The Router Contract is a central component, deployed once for the entire Gear.exe ecosystem, ensuring a single
coordination point within Ethereum.
Mirror Contract
For every uploaded Gear program, a corresponding Mirror Contract is automatically deployed on Ethereum. This contract
acts as the primary interface between the on-chain and off-chain environments, enabling smooth interaction between
Gear.exe and Ethereum-based components. The deployment of Mirror Contracts for each Gear program ensures modularity and
scalability.
Mirror Contracts handle three primary tasks:
- Initiating Requests: They emit events that trigger the execution of WASM programs within the Gear.exe network.
- Receiving Results: Mirror Contracts receive execution results from the Router Contract and relay them to other
Ethereum-based smart contracts or dApps. - Typed Interfaces: Mirror Contracts now expose typed ABI interfaces (via Sails), allowing program inputs and outputs
to be interpreted natively. This design fully replaces the older Decoder Contract model, making Mirrors the default and
universal interface layer.
Executors
Executors are the backbone of the Gear.exe network, functioning as decentralized nodes that execute Wasm programs. These
nodes ensure the seamless operation of Gear.exe by maintaining redundancy, decentralization, and real-time computational
capabilities. Unlike traditional blockchain nodes, Executors operate without a
shared storage root, focusing entirely on program execution and result validation.
The responsibilities of Executors include:
- Event Detection: Executors monitor events emitted by Router and Mirror Contracts on Ethereum. These events signal
the need to retrieve and execute specific Wasm programs stored in the Gear.exe network. - Program Execution: Upon detecting a valid event, Executors fetch the corresponding program, execute its logic, and
produce results. These computations leverage Gear Protocol’s Wasm runtime, ensuring high performance and flexibility. - Result Signing: Executors sign computation results, which are then aggregated and finalized through the Router.
- Peer Coordination: Executors communicate through a peer-to-peer (P2P) network, ensuring fault tolerance
and redundancy across the Gear.exe ecosystem.

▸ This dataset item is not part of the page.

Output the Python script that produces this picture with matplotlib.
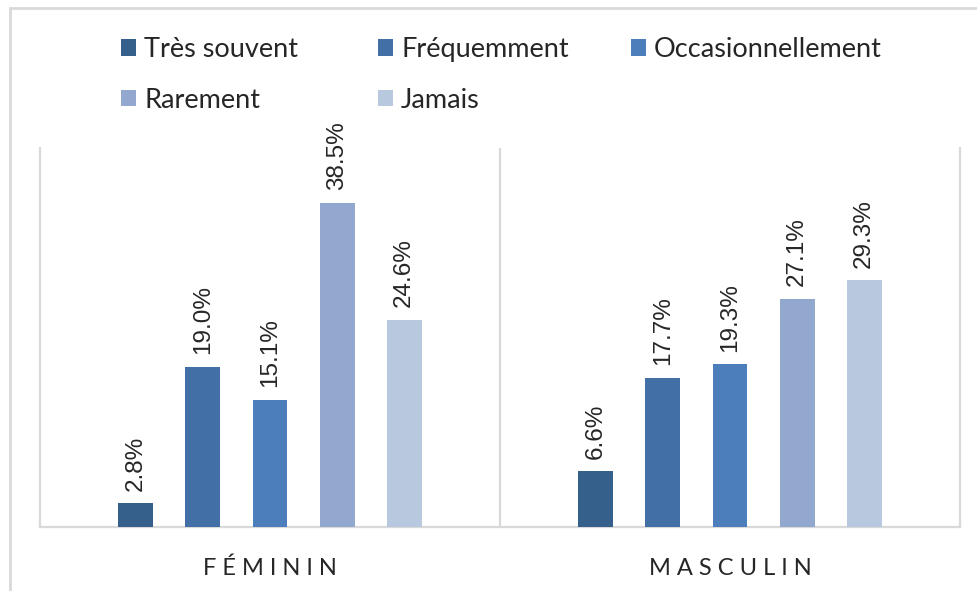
import matplotlib
matplotlib.use("Agg")
import matplotlib.pyplot as plt
from matplotlib.patches import Rectangle, Patch
import numpy as np

groups = ["FÉMININ", "MASCULIN"]
series = ["Très souvent", "Fréquemment", "Occasionnellement", "Rarement", "Jamais"]
values = {
    "Très souvent": [2.8, 6.6],
    "Fréquemment": [19.0, 17.7],
    "Occasionnellement": [15.1, 19.3],
    "Rarement": [38.5, 27.1],
    "Jamais": [24.6, 29.3],
}
colors = ["#36608C", "#416FA6", "#4B7EBA", "#93A8CE", "#B8C8DF"]

W, H = 977, 591
fig = plt.figure(figsize=(W / 100, H / 100), dpi=100)
fig.patch.set_facecolor("white")

# outer border
fig.add_artist(Rectangle((10 / W, -0.2), 1.2, (H - 8) / H + 0.2,
                         transform=fig.transFigure, fill=False,
                         edgecolor="#D9D9D9", linewidth=2.0))

ax = fig.add_axes([40 / W, (H - 527) / H, (960 - 40) / W, (527 - 148) / H])
x = np.arange(len(groups))
step = 0.1457
width = 0.076
for i, s in enumerate(series):
    pos = x + (i - 2) * step
    bars = ax.bar(pos, values[s], width=width, color=colors[i], label=s, zorder=3)
    for b, v in zip(bars, values[s]):
        ax.annotate(f"{v:.1f}%", (b.get_x() + b.get_width() / 2, v),
                    xytext=(0, 9), textcoords="offset points",
                    rotation=90, ha="center", va="bottom",
                    fontsize=17.5, family=["Liberation Sans", "DejaVu Sans"],
                    color="#262626")

ax.set_xlim(-0.5, 1.5)
ax.set_ylim(0, 45)
ax.set_yticks([])
spaced = [" ".join(list(g)) for g in groups]
ax.set_xticks(x)
ax.set_xticklabels(spaced, fontsize=17, family=["Lato", "DejaVu Sans"], color="#262626")
ax.tick_params(axis="x", length=0, pad=22)
for sp in ["left", "right", "bottom"]:
    ax.spines[sp].set_color("#D9D9D9")
    ax.spines[sp].set_linewidth(1.6)
ax.spines["top"].set_visible(False)
ax.axvline(0.5, color="#D9D9D9", linewidth=1.6, zorder=1)

# legend: three columns placed at fixed positions
handles = [Patch(facecolor=c, edgecolor="none") for c in colors]
cols = [(0, 3), (1, 4), (2,)]
col_x = [121, 378, 631]
for cx, idxs in zip(col_x, cols):
    leg = fig.legend([handles[i] for i in idxs], [series[i] for i in idxs],
                     loc="upper left", bbox_to_anchor=(cx / W, (H - 37) / H),
                     frameon=False, ncol=1,
                     prop={"family": ["Lato", "DejaVu Sans"], "size": 19.5},
                     handlelength=0.55, handleheight=0.55, handletextpad=0.3,
                     labelspacing=0.95, borderpad=0, borderaxespad=0)
    for t in leg.get_texts():
        t.set_color("#262626")

fig.savefig("out.png", dpi=100, facecolor="white")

Executors are selected through Symbiotic Protocol’s restaking mechanism, which
aligns economic incentives with performance and reliability. Misbehavior, such as producing inaccurate results, is
deterred by a robust slashing mechanism that reduces the offending Executor’s stake. This economic accountability
ensures that the network remains secure and trustworthy. Executors can also provide pre-confirmations — off-chain
attestations that give users immediate feedback before final settlement on Ethereum.
Middleware
Middleware connects Gear.exe to the Symbiotic restaking protocol, ensuring that technical execution is backed by economic
security. It manages operator registration, validator elections, reward routing, and slashing enforcement. By aligning
operators and stakers with transparent incentives, Middleware guarantees both accountability and resilience of the
network.
In practice, Middleware coordinates the flow of value and responsibility:
- Operator Lifecycle: registering operators (executor nodes), tracking their performance, and enabling or disabling
them within the network. - Validator Elections: selecting and rotating validator sets based on restaked collateral, ensuring fairness and
continuity of security. - Rewards Distribution: routing rewards both to node operators for their work and to stakers who provide collateral.
- Slashing and Discipline: enforcing penalties for misbehavior or downtime, preserving the integrity of execution.
By combining these roles, Middleware acts as the economic backbone of Gear.exe — making sure that every off-chain
computation is not only technically correct but also economically secured and accountable.